Kennedy had escaped the car and said he dove into the water to try and help Kopechne and when that failed, he went back to the party and enlisted the help of his cousin, Joe Gargan and another friend of theirs. The three men were unsuccessful as well. All three of them then went to the ferry slip and Kennedy dove into the water and swam to Edgartown, about a mile away from the island. Returning to his room at the Shiretown Inn, Senator Kennedy changed his clothes and at 2:25 a.m., stepped out of his room and saw the innkeeper, Russell Peachy. He told Peachy he had been awakened by noise in the room next to his and then asked the innkeeper what time it was and then returned to his room. In a 1988 interview with Joe Gargan, Gargan said that Kennedy planned to let people think that Mary Jo Kopechne was the sole driver and passenger of the vehicle. However, the next morning, Kennedy reported the accident to Edgartown police chief Dominick Arena and said that he was in fact the driver of the vehicle.

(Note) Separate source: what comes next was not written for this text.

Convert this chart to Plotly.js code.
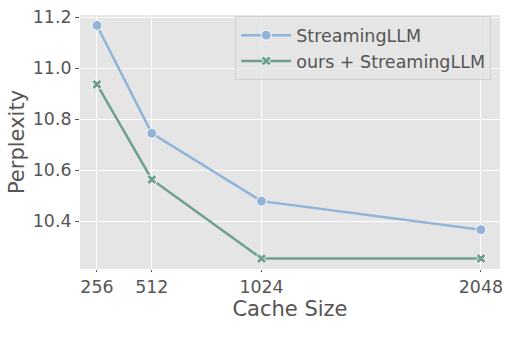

On July 25, just seven days after the fatal accident, Senator Edward Kennedy pleaded guilty to charges of leaving the scene of an accident. He received a two-month suspended jail sentence and his driver’s license was suspended for a year. That evening, Kennedy went on television to talk about the incident and he said the delaying of the reporting of the accident was “indefensible”. He also denied any allegations of being involved romantically or otherwise with Kopechne. Kennedy then asked his constituents if he should continue his political endeavors. He received a favorable response and resumed his senatorial duties at the end of a month. Kennedy kissed any hopes of being president after the incident but did come close to receiving the nomination in 1980 but was beaten out by the incumbent President Jimmy Carter, who proceeded to lose the presidential office to Ronald Reagan.

Kennedy remained a senator until his death in 2009.